▶ What to produce
Retype exactly the lines from the line containing "Emit a Python" through the line containing "colors = ['#9999FF', '#993366']", both included, and nothing more; skip the pictures.

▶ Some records
__________________________________________________

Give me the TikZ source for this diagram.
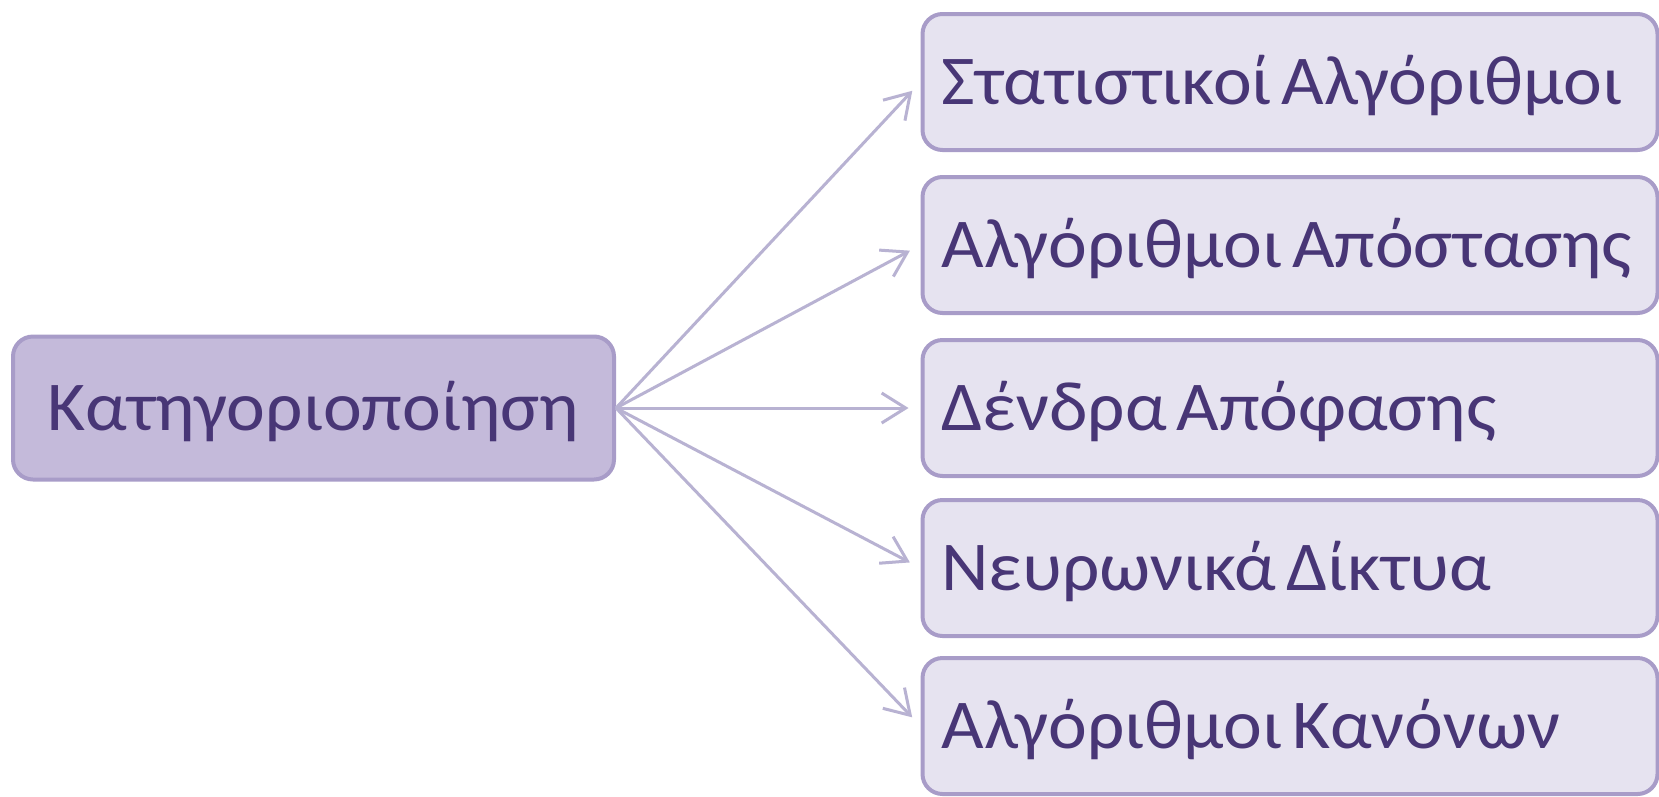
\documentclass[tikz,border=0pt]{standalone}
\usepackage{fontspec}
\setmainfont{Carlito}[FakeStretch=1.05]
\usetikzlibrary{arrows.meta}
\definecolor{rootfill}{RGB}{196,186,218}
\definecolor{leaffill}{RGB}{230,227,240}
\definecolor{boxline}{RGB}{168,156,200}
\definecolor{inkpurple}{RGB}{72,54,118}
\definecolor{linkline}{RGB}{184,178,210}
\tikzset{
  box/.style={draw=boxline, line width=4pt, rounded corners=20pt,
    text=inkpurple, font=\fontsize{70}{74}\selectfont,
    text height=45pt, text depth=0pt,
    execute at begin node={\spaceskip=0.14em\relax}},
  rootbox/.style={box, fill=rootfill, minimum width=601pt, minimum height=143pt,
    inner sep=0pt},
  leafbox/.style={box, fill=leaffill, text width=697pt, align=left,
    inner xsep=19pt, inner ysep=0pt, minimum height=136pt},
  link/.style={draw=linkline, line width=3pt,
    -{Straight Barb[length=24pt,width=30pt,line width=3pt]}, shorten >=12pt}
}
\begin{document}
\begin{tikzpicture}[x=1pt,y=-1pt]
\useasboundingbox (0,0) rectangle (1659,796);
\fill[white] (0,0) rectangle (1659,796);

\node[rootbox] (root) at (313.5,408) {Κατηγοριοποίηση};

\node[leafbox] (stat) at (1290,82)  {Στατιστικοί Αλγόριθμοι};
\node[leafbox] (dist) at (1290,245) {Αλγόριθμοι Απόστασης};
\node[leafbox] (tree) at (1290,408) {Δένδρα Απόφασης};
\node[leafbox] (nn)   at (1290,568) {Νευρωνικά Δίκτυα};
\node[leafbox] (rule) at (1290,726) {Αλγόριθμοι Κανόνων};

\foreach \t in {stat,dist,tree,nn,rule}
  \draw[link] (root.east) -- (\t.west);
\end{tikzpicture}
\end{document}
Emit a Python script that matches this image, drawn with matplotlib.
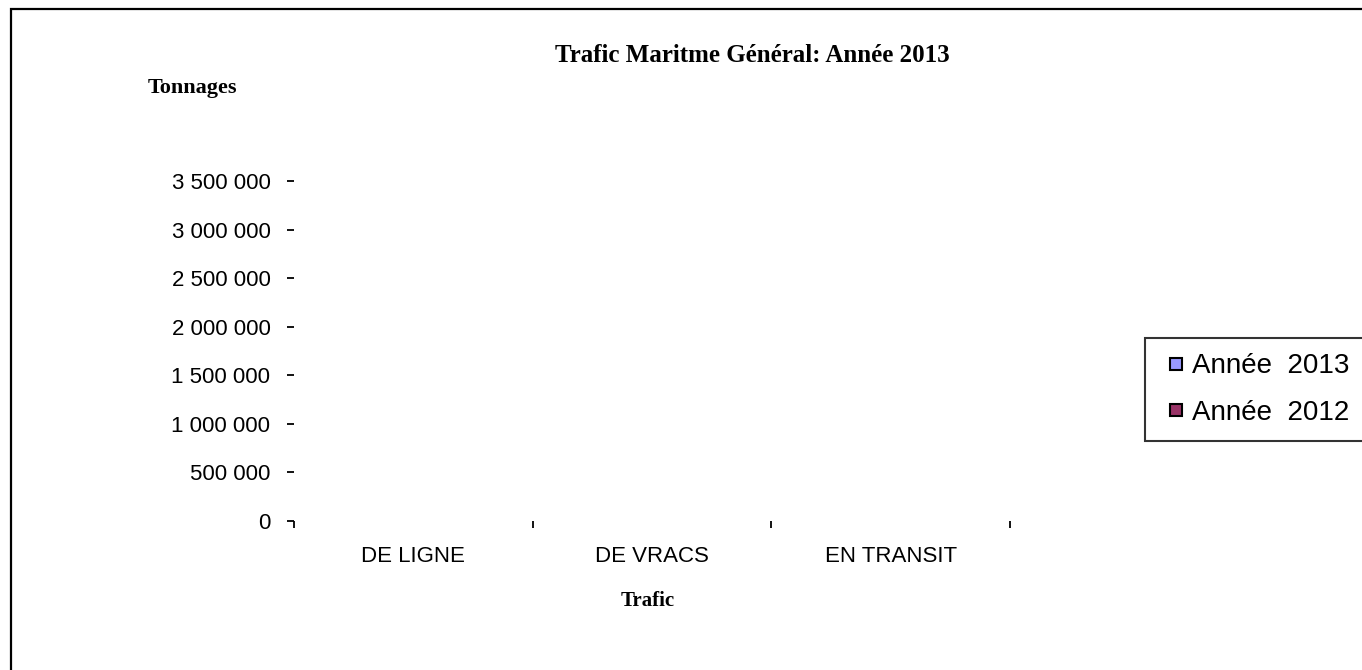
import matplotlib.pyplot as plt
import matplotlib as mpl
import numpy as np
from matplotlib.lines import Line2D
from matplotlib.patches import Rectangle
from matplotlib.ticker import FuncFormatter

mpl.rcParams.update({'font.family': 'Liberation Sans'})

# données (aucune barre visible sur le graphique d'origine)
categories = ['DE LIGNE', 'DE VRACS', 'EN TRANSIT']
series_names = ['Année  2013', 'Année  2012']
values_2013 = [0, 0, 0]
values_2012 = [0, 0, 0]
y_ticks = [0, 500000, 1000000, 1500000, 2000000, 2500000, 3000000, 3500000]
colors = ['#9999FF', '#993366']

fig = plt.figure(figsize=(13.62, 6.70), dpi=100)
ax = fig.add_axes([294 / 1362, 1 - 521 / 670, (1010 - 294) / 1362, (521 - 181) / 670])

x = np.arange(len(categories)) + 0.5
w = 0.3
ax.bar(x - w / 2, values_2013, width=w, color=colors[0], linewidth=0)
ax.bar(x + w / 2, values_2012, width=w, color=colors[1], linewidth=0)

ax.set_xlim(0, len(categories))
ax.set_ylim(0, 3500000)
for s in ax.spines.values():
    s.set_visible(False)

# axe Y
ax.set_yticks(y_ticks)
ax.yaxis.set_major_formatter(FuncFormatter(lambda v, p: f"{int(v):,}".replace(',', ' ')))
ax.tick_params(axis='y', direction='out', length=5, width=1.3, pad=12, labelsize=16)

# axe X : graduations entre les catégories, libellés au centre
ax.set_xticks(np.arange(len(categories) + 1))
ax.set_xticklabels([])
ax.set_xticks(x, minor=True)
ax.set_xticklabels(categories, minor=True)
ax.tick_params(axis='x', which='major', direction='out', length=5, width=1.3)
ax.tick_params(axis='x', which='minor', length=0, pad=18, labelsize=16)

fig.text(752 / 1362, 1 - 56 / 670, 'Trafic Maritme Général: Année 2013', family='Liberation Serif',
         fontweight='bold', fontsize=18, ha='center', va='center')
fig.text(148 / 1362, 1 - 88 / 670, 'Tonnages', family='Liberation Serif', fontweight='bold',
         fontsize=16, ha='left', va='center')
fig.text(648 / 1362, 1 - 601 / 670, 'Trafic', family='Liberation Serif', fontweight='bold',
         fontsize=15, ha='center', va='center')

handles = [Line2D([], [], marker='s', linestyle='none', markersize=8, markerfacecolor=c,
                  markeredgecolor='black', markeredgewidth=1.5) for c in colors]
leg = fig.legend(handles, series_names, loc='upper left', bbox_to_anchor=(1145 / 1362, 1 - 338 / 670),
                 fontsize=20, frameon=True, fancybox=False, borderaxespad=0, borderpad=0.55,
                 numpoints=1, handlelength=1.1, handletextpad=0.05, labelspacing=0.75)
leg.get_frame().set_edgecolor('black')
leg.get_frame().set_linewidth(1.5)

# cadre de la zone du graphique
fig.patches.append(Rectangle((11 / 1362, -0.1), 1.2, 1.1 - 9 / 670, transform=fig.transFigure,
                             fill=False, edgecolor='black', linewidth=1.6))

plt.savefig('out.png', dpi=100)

__________________________________________________

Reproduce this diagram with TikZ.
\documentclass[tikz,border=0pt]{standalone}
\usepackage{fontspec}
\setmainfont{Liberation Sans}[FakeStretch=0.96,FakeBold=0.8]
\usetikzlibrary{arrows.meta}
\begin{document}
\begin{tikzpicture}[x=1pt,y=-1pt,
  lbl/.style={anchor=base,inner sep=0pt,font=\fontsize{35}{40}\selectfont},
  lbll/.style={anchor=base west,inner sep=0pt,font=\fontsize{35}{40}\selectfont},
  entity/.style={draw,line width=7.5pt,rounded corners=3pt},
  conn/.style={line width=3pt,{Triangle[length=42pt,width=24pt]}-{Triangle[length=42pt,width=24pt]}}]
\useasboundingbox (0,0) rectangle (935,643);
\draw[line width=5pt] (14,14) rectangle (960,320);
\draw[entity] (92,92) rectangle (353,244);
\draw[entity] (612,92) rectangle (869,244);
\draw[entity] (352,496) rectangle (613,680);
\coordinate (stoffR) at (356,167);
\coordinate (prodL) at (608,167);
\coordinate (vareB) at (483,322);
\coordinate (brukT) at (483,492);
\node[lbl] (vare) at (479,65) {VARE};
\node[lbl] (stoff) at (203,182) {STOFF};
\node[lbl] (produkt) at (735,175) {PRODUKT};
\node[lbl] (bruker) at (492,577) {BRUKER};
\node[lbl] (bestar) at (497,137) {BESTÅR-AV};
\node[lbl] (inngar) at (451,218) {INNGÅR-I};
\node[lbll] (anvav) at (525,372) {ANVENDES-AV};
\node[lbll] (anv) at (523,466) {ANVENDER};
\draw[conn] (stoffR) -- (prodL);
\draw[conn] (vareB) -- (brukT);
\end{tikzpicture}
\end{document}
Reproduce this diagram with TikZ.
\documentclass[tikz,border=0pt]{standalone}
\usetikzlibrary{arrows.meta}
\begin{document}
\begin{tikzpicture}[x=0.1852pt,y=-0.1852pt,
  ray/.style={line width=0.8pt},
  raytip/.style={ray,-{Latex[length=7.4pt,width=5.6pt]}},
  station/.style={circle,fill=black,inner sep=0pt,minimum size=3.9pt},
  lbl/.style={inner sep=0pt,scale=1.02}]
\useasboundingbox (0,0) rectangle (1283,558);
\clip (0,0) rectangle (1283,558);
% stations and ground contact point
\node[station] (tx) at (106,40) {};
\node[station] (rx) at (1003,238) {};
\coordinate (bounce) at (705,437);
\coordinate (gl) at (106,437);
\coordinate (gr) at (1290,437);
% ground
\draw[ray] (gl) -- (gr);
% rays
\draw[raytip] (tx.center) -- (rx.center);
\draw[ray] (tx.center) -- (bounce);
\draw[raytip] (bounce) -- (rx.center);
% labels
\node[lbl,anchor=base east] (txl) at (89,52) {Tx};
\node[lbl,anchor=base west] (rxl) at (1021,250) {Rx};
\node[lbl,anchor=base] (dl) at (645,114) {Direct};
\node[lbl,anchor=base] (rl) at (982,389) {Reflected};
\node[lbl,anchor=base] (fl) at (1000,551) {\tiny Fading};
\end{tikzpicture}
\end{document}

__________________________________________________

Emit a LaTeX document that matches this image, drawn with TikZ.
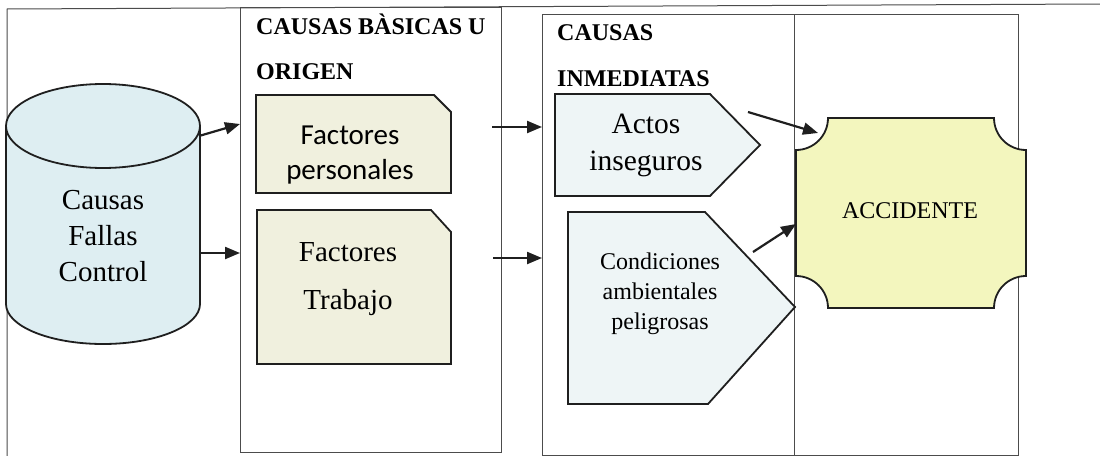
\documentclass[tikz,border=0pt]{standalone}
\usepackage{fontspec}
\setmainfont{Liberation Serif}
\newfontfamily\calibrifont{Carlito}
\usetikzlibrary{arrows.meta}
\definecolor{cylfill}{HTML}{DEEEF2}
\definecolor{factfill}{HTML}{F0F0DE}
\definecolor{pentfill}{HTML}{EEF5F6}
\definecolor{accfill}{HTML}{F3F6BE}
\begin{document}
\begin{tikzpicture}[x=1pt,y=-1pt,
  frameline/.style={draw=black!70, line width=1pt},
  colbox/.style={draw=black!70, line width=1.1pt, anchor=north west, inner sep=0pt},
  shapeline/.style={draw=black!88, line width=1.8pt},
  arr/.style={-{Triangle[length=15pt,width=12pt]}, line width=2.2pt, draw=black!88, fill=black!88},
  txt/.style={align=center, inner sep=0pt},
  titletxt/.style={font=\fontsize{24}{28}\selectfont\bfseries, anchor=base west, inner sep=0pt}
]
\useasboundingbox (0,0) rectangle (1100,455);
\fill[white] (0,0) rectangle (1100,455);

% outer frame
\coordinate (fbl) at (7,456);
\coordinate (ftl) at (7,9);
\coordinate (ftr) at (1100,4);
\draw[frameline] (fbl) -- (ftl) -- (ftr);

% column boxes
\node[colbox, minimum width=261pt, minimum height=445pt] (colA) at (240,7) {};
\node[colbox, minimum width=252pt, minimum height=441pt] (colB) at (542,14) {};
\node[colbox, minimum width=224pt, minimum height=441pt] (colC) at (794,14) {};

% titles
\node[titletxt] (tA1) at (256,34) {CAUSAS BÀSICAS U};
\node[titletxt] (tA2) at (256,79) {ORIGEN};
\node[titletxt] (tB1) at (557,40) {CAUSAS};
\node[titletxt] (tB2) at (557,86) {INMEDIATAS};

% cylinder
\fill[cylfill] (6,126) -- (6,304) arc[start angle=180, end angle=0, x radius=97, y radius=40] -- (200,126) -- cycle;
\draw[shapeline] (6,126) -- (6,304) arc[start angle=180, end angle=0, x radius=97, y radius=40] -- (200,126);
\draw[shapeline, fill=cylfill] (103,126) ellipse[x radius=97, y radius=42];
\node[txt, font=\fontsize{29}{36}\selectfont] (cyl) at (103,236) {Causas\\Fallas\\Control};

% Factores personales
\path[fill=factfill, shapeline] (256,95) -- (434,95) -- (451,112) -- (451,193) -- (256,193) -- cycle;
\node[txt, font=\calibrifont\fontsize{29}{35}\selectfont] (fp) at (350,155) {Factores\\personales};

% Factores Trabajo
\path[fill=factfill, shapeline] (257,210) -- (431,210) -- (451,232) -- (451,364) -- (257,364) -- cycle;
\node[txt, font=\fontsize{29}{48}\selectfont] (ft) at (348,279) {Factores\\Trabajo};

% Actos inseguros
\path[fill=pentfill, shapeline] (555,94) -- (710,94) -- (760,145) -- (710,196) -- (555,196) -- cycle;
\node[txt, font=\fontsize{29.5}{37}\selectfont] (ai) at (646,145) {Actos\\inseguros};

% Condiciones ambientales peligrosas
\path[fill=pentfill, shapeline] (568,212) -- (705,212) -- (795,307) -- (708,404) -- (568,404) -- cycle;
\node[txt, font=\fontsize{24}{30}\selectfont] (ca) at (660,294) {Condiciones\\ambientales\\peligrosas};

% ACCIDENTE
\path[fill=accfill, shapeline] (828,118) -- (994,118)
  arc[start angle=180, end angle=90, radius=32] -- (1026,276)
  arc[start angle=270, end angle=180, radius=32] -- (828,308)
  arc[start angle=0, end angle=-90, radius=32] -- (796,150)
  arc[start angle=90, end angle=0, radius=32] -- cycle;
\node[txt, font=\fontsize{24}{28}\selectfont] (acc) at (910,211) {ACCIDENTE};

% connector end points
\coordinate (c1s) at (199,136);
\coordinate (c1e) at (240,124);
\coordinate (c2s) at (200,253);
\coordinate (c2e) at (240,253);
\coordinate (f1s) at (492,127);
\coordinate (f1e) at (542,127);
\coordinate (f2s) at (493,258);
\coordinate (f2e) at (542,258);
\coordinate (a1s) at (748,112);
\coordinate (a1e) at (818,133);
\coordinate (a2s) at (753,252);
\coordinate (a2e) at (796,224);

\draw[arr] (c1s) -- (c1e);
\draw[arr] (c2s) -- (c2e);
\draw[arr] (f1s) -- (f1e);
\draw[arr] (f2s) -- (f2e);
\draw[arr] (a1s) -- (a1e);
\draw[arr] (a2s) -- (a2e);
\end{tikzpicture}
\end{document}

__________________________________________________

▶ Result of this exercise
Emit a Python script that matches this image, drawn with matplotlib.
import matplotlib.pyplot as plt
import matplotlib as mpl
import numpy as np
from matplotlib.lines import Line2D
from matplotlib.patches import Rectangle
from matplotlib.ticker import FuncFormatter

mpl.rcParams.update({'font.family': 'Liberation Sans'})

# données (aucune barre visible sur le graphique d'origine)
categories = ['DE LIGNE', 'DE VRACS', 'EN TRANSIT']
series_names = ['Année  2013', 'Année  2012']
values_2013 = [0, 0, 0]
values_2012 = [0, 0, 0]
y_ticks = [0, 500000, 1000000, 1500000, 2000000, 2500000, 3000000, 3500000]
colors = ['#9999FF', '#993366']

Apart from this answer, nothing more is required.